__Available data__.

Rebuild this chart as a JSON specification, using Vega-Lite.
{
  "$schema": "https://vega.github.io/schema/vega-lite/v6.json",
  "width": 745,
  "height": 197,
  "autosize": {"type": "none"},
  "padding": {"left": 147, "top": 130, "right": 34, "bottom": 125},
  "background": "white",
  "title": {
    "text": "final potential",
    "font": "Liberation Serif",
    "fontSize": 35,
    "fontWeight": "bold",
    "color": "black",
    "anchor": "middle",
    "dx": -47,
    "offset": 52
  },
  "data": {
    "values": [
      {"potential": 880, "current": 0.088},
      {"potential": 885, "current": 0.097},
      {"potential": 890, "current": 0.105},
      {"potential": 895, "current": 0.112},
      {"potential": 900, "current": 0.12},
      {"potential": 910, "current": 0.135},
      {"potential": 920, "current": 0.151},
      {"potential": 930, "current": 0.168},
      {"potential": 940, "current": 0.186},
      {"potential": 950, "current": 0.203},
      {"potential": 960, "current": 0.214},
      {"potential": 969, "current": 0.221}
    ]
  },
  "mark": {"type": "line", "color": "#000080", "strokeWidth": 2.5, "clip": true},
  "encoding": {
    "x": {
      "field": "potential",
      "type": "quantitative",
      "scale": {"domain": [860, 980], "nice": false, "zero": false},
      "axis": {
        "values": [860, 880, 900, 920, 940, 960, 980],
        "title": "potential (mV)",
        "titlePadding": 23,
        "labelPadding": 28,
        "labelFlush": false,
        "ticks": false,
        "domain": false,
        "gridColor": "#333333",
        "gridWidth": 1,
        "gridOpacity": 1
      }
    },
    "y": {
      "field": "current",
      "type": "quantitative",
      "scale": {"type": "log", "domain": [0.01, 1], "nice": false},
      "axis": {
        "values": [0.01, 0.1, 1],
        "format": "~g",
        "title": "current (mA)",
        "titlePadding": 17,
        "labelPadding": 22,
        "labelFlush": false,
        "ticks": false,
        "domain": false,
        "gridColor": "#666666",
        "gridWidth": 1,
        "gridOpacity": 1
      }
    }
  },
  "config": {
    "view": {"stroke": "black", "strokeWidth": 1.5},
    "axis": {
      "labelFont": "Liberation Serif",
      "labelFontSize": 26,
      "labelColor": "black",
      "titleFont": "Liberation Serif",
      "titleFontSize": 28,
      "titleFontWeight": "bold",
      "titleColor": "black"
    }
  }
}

__Written instruction__. Write out the entire listing exactly.

__Solution below__.
Rebuild this chart as a JSON specification, using Vega-Lite.
{
  "$schema": "https://vega.github.io/schema/vega-lite/v6.json",
  "width": 745,
  "height": 197,
  "autosize": {"type": "none"},
  "padding": {"left": 147, "top": 130, "right": 34, "bottom": 125},
  "background": "white",
  "title": {
    "text": "final potential",
    "font": "Liberation Serif",
    "fontSize": 35,
    "fontWeight": "bold",
    "color": "black",
    "anchor": "middle",
    "dx": -47,
    "offset": 52
  },
  "data": {
    "values": [
      {"potential": 880, "current": 0.088},
      {"potential": 885, "current": 0.097},
      {"potential": 890, "current": 0.105},
      {"potential": 895, "current": 0.112},
      {"potential": 900, "current": 0.12},
      {"potential": 910, "current": 0.135},
      {"potential": 920, "current": 0.151},
      {"potential": 930, "current": 0.168},
      {"potential": 940, "current": 0.186},
      {"potential": 950, "current": 0.203},
      {"potential": 960, "current": 0.214},
      {"potential": 969, "current": 0.221}
    ]
  },
  "mark": {"type": "line", "color": "#000080", "strokeWidth": 2.5, "clip": true},
  "encoding": {
    "x": {
      "field": "potential",
      "type": "quantitative",
      "scale": {"domain": [860, 980], "nice": false, "zero": false},
      "axis": {
        "values": [860, 880, 900, 920, 940, 960, 980],
        "title": "potential (mV)",
        "titlePadding": 23,
        "labelPadding": 28,
        "labelFlush": false,
        "ticks": false,
        "domain": false,
        "gridColor": "#333333",
        "gridWidth": 1,
        "gridOpacity": 1
      }
    },
    "y": {
      "field": "current",
      "type": "quantitative",
      "scale": {"type": "log", "domain": [0.01, 1], "nice": false},
      "axis": {
        "values": [0.01, 0.1, 1],
        "format": "~g",
        "title": "current (mA)",
        "titlePadding": 17,
        "labelPadding": 22,
        "labelFlush": false,
        "ticks": false,
        "domain": false,
        "gridColor": "#666666",
        "gridWidth": 1,
        "gridOpacity": 1
      }
    }
  },
  "config": {
    "view": {"stroke": "black", "strokeWidth": 1.5},
    "axis": {
      "labelFont": "Liberation Serif",
      "labelFontSize": 26,
      "labelColor": "black",
      "titleFont": "Liberation Serif",
      "titleFontSize": 28,
      "titleFontWeight": "bold",
      "titleColor": "black"
    }
  }
}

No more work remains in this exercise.